DATASET RECORDS:
★ ★ ★ ★
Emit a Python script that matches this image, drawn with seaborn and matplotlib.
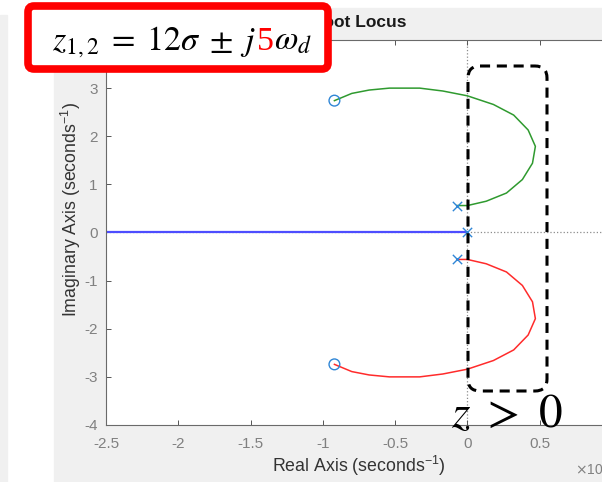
★ ★ ★ ★
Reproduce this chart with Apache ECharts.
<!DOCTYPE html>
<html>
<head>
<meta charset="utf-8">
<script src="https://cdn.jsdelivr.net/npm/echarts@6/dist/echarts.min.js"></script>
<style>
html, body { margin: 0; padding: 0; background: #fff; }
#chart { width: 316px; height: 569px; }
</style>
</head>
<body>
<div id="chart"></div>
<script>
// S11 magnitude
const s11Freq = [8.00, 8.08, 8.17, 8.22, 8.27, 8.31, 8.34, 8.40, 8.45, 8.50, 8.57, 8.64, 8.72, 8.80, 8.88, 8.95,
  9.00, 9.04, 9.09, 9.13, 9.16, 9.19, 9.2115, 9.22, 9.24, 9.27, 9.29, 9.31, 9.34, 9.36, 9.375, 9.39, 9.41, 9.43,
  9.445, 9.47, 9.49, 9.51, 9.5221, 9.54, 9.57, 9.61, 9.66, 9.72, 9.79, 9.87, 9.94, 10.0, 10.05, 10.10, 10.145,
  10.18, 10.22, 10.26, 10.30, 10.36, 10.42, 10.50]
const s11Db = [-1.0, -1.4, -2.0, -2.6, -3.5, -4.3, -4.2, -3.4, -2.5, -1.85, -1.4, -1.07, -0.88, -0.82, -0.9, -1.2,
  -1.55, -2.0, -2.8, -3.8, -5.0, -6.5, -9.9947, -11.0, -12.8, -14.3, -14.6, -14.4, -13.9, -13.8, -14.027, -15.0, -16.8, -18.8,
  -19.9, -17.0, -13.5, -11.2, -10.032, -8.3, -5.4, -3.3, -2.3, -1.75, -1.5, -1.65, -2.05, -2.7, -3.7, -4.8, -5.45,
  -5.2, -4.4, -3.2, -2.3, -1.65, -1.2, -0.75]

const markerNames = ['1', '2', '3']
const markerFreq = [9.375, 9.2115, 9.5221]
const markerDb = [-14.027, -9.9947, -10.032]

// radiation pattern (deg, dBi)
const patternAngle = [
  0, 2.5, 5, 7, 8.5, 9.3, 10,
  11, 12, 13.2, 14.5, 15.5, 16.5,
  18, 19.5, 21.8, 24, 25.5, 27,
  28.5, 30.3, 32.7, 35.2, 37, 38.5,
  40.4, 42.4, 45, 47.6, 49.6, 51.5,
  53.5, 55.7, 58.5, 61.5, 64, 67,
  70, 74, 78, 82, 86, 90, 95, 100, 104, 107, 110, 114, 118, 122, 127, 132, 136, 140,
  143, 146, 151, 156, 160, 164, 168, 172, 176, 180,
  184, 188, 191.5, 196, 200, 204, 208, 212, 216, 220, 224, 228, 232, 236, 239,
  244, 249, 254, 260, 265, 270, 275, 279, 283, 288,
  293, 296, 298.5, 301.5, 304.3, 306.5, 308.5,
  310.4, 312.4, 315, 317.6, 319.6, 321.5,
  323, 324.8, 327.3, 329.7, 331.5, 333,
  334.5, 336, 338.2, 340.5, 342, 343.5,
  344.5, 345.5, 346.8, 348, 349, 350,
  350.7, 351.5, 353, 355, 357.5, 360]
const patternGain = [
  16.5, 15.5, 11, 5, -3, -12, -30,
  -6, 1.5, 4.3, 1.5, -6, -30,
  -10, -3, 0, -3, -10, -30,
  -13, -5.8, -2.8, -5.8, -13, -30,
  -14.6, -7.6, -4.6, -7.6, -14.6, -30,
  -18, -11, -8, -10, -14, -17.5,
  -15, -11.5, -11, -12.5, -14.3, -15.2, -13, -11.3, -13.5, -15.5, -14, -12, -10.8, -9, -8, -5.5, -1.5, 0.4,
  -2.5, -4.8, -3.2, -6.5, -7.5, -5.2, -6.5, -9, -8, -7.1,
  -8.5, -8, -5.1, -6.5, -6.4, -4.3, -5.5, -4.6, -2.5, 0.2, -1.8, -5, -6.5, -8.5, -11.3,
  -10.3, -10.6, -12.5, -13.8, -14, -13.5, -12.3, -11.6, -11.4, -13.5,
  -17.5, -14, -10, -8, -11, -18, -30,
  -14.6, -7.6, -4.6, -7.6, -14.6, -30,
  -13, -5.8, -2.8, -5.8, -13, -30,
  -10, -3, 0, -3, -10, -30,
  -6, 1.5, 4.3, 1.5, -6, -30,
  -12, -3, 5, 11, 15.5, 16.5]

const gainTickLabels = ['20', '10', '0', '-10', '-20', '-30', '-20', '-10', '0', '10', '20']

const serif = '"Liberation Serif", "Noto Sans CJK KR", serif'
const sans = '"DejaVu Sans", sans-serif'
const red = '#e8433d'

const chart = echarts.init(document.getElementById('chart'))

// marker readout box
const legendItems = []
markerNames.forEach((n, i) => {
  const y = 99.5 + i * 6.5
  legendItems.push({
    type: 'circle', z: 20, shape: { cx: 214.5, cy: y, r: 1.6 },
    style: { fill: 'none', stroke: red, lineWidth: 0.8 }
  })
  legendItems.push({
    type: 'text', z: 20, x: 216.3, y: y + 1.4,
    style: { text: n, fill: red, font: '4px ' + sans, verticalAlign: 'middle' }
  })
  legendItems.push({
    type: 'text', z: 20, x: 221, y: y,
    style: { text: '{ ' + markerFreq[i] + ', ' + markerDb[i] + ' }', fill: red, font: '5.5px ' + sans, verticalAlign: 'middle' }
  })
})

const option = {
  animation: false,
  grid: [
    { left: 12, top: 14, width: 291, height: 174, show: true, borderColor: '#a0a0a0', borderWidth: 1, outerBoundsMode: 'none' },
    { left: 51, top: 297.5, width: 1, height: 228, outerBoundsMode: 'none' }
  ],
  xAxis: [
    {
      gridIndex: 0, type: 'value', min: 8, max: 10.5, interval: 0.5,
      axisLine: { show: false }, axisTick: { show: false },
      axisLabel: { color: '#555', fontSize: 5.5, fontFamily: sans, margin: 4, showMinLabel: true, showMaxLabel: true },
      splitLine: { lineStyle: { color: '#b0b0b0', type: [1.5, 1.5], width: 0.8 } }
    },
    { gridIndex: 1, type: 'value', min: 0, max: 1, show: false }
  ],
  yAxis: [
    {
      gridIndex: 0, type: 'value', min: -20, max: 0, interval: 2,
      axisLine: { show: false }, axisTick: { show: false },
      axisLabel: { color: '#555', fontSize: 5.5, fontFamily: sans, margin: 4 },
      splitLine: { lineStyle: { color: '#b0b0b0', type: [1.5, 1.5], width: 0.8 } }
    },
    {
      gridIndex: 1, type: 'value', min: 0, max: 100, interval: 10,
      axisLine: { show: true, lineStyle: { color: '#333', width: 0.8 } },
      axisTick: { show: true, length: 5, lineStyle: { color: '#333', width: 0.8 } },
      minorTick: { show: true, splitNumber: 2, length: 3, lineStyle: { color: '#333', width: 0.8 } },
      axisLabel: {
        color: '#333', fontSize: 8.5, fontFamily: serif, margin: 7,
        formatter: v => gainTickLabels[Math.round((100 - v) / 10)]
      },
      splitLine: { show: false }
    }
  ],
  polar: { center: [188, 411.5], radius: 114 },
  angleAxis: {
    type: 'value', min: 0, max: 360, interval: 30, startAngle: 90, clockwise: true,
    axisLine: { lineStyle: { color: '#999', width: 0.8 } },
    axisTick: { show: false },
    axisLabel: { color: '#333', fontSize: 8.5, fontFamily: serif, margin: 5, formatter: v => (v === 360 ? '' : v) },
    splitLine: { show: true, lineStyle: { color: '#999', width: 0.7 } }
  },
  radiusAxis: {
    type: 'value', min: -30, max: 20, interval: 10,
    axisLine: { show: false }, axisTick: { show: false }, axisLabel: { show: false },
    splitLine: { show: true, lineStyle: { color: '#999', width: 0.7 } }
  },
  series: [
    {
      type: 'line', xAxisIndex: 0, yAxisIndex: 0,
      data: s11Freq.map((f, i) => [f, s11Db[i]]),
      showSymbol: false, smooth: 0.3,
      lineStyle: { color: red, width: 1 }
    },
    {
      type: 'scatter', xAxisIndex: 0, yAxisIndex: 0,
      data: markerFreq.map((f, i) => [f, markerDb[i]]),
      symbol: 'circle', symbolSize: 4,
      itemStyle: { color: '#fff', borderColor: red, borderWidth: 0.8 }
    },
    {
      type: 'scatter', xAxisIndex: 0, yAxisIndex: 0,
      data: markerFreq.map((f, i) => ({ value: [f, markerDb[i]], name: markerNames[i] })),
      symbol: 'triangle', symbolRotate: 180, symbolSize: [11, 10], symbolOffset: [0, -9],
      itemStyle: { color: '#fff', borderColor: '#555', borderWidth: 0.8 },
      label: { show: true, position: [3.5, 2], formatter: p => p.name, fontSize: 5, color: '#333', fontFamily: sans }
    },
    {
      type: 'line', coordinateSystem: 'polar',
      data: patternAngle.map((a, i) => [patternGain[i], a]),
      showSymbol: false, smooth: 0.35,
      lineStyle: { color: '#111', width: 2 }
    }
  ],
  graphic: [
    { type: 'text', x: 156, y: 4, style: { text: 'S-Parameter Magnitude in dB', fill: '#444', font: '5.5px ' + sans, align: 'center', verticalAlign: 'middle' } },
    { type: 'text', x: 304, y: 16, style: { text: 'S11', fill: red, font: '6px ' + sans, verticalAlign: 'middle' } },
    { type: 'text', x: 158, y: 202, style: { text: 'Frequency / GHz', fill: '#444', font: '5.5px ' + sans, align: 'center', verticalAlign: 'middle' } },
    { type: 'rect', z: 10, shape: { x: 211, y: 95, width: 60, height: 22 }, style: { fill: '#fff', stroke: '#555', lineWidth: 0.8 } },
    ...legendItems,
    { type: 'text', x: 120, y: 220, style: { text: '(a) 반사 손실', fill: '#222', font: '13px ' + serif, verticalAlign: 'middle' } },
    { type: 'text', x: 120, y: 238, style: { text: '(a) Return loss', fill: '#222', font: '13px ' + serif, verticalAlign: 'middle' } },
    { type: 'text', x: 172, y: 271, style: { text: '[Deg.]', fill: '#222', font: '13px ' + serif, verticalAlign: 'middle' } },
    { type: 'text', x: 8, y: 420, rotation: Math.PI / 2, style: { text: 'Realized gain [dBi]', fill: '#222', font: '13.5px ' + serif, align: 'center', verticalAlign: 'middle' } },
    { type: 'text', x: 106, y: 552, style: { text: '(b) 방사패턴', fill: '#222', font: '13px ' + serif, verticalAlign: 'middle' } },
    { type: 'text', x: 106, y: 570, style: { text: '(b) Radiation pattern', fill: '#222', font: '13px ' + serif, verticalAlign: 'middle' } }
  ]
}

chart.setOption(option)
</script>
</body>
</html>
★ ★ ★ ★
WHAT THE TASK ASKS: In the lines above, find each one with "script" and list it.

RESPONSE:
Emit a Python script that matches this image, drawn with seaborn and matplotlib.
<script src="https://cdn.jsdelivr.net/npm/echarts@6/dist/echarts.min.js"></script>
<script>
</script>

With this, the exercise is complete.